I saw my first Leith junk dealer today. He was right there on Leith Street, near a Ladbrokes, trying to collect money from a junkie. The guy was about 5 foot 6 inches tall, and could not have weighed more than 120. But he had one of those crazy, wiry, junkie builds. I have no doubt he has the ability to call upon reservoirs of crack, heroin, and speed stored in fat cells to help him kick the shit out of anyone he jumps.
He was dressed in a white jumper and track suit bottoms. He had the hood of the jumper up, of course. Among Leith streeters that is the universal sign of, “hey I’m a badass, and I’m too cool for peripheral vision..” In the pocket of his hooded jumper was one of those large beer cans that look like soup cans. The kind that you have to rip the top off, like a V8 can. They must be really cheap, and really potent. I have never actually seen one in a store, usually just tossed in the gutter.
He was up in some junkie’s face (and he was short, so he had to look up), pointing with the finger of his right hand. All the fingers on his right hand had large gold rings on them. Not the kind you get in jewelry stores, more like the kind you buy from the counter of a tattoo parlor. He held a leash in his left hand, which was attached to one of those Spud McKenzie dogs. This one was a little leaner and meaner than Spud and looked like his idea of a good time was biting someone’s nads, rather than hanging out with beer chicks.

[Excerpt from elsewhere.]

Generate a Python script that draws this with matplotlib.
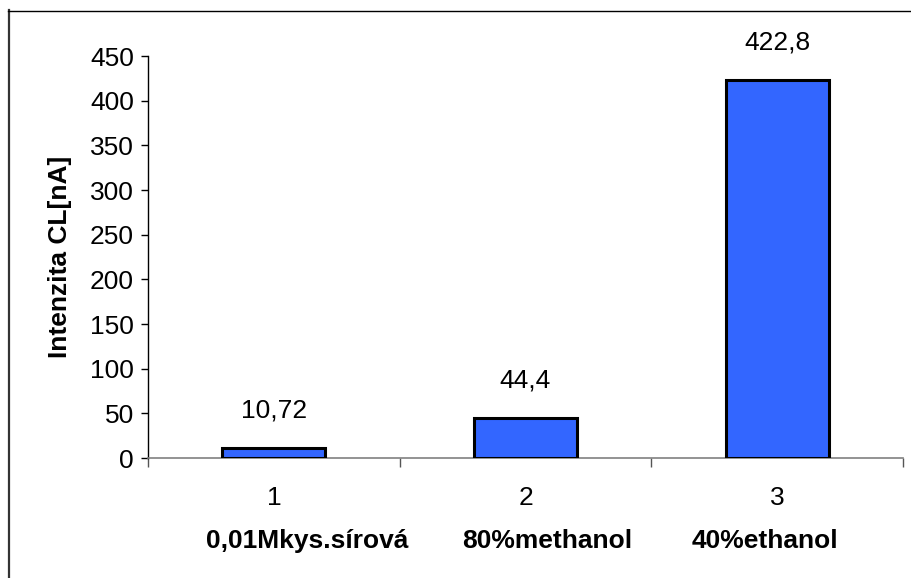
import matplotlib
matplotlib.use("Agg")
import matplotlib.pyplot as plt
from matplotlib.lines import Line2D

plt.rcParams['font.family'] = ['Liberation Sans', 'DejaVu Sans']

# Data
positions = [1, 2, 3]
tick_labels = ["1", "2", "3"]
categories = ["0,01Mkys.sírová", "80%methanol", "40%ethanol"]
values = [10.72, 44.4, 422.8]
value_labels = ["10,72", "44,4", "422,8"]
category_label_x = [1.132, 2.085, 2.952]

fig = plt.figure(figsize=(9.11, 5.78), dpi=100)
ax = fig.add_axes([148 / 911, 1 - 458 / 578, (903 - 148) / 911, (458 - 56) / 578])

ax.bar(positions, values, width=0.41, color="#3366FF", edgecolor="black",
       linewidth=2.2, zorder=3)

for x, v, lab in zip(positions, values, value_labels):
    ax.annotate(lab, (x, v), xytext=(0, 27), textcoords="offset points",
                ha="center", va="center", fontsize=19)

ax.set_xlim(0.5, 3.5)
ax.set_ylim(0, 450)
ax.set_yticks(range(0, 451, 50))
ax.tick_params(axis="y", labelsize=19, length=5, width=1, color="black", pad=5)

# boundary ticks without labels, category numbers on minor ticks
ax.set_xticks([0.5, 1.5, 2.5, 3.5])
ax.set_xticklabels([])
ax.tick_params(axis="x", which="major", length=6.5, width=1, color="#555555")
ax.set_xticks(positions, minor=True)
ax.set_xticklabels(tick_labels, minor=True)
ax.tick_params(axis="x", which="minor", length=0, labelsize=19, pad=20)

for side in ("top", "right"):
    ax.spines[side].set_visible(False)
ax.spines["left"].set_color("black")
ax.spines["bottom"].set_color("#808080")
ax.spines["left"].set_linewidth(1)
ax.spines["bottom"].set_linewidth(1.2)

ax.set_ylabel("Intenzita CL[nA]", fontsize=19, fontweight="bold", labelpad=13)

for x, name in zip(category_label_x, categories):
    ax.annotate(name, (x, 0), xycoords=("data", "axes fraction"),
                xytext=(0, -(541 - 458) * 0.72), textcoords="offset points",
                ha="center", va="center", fontsize=19, fontweight="bold")

# outer frame: left and top edges
fig.add_artist(Line2D([8.5 / 911, 8.5 / 911], [0, 1 - 10 / 578],
                      transform=fig.transFigure, color="#333333", linewidth=1.6))
fig.add_artist(Line2D([8 / 911, 1], [1 - 10.5 / 578, 1 - 10.5 / 578],
                      transform=fig.transFigure, color="black", linewidth=1.0))

fig.savefig("out.png", dpi=100)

I couldn’t make out what he was saying to the junkie. He was being very expressive though. I suppose you have to be with junkies. The uniform of a junkie is this: dirty blue jeans, a hooded jumper with the hood either up or down, a used coat, probably from a local shelter, in decent condition, chin stubble, slightly mussed hair (but greasy enough that it is not sticking up), and a downward stare. Usually they are in their late teens or twenties. I am sure there are not many that make it all the way to thirty without getting clean, getting killed, or getting jailed.
I didn’t stop and stare. The junk dealer was sure to eye any passerby’s who didn’t pretend not to notice a mean, raging glare, as if to say, “you want some of this? I got plenty to go around.”
I continued to Scot Mid and bought some beer and wine.